Last night I came across a Twitter discussion that shows some of the difficulties faced by AM brands that have made the move to FM over the past few years.
Am I weird that I like the way the game sounds on AM better?
— metspolice.com (@metspolice) April 30, 2013
The topic was in regards to New York Mets radio broadcasts which are in their first season being available on FM since the 1970’s in addition to their longtime home on 660 WFAN. Since the launch of the FM simulcast in November, WFAN has been attempting to move its audience to the new signal. Currently the station is running an “FM Means Free Money” contest.
The responses to the original Twitter shared similar sentiments.
@pedrobeatofc @metspolice Much warmer sound on AM. Sports on FM sounds like college radio re-creation.
— Greg Prince (@greg_prince) April 30, 2013
@mitfein @metspolice There’s a certain nostalgia to the way baseball sounds on AM radio. Not the same on FM/Internet at all.
— Michael Baron (@michaelgbaron) April 30, 2013
@metspolice Always sounds better on AM. Will never get used to WFAN FM signal. Just sounds too…clear.
— Sam Levitt (@SammyLev) April 30, 2013
@readtheapple @michaelgbaron @metspolice listening to baseball on AM radio harkens back to the old days listening to transistor radios
— Mitchell Fein (@MitFein) April 30, 2013
Wow everyone is down with the old school AM.I agree, the FM game sounds too clean, dry, polished. AM sounds warm and cozy
— metspolice.com (@metspolice) April 30, 2013
While these comments are coming from a traditionalist belief based on how they’ve listened to baseball and sports on radio their whole lives, it is also likely they make up a significant portion of the station’s audience. Some stations have already retreated from their FM simulcasts as they were unable to move and expand their audience on FM.
Is WFAN’s mistake that they are keeping the station available on both bands? The station is still reliant on the AM signal to reach the fringe of the market and adjacent markets, yet it is expected that CBS’ long-term plan is to move the station exclusively to FM and use the AM to clear the CBS Sports Radio network. However, the station doesn’t want to give their current audience any reason to abandon them for “ESPN 98.7” WEPN-FM just yet. But that may be costing the company the ability to currently shift the remaining AM listeners to FM.
Many sports franchises are actively pursuing FM flagship stations in their markets. 28 out of the 32 NFL teams will be heard on a full-signaled FM in their home market this upcoming season, while 12 of the 30 MLB teams have FM flagships or co-flagships including the aforementioned Mets, Philadelphia Phillies, Atlanta Braves, Washington Nationals, and Detroit Tigers. With all leagues also offering their games on digital properties and SiriusXM the need for 50kW AM signals to distribute their games is no longer necessary. While it was a great thing to be able to use a transistor radio and hear multiple games and voices on the AM band each evening, DXing is now a novelty at best.

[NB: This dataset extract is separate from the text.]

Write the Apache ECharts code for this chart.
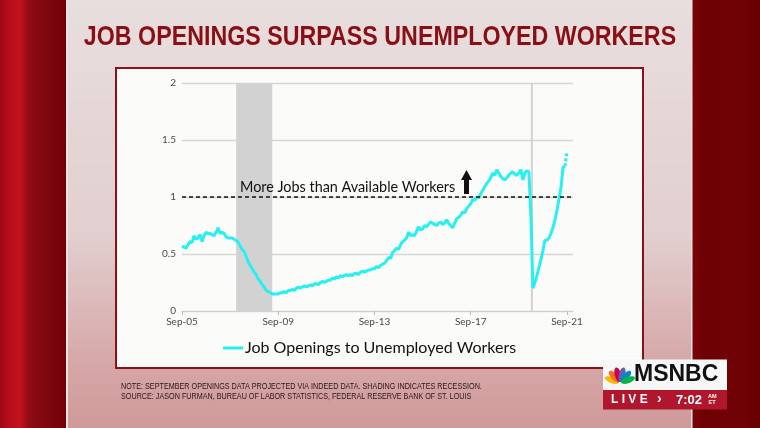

WTOP Washington and WXYT Detroit became powerhouses following their moves from AM to FM in the past decade. If the brand is strong it will survive regardless of where its located on the dial.
“If the brand is strong it will survive regardless of where its located on the dial.” We have a winner.
Some people pine for the warm sound of vinyl, but try keeping a record store afloat.
Moving to the FM band won’t grow a mediocre radio station, but it will help a good AM station outlive the usefulness of Ancient Modulation.
The main differences between the sounds of AM and FM are absence of static and sound frequency rage. AM can only carry sounds up to 5,000 cycles per second. FM goes above the range a human can hear. As people age, their ability hear higher frequencies diminishes. There have been news stories about stores using high frequency sounds to drive away young people with noise adults can’t hear. And about kids with high frequency ring tones teachers can’t hear. As people leave the money demos, their hearing approaches the sound frequency of AM radio.
More than any other sport, much of the radio experience of baseball comes from crowd noise. On AM crowd noise sounds like it’s being heard at a distance and somehow that shapes the experience of listening to baseball on the radio. Baseball is a radio sport. Baseball on TV is different. Even on FM it’s different.
Now, if they could hire real radio broadcasters to do play by play, not ex-jocks waiting to move up to TV who don’t get that nobody can see what they see and people care more about the game now than the game they played 15 years ago.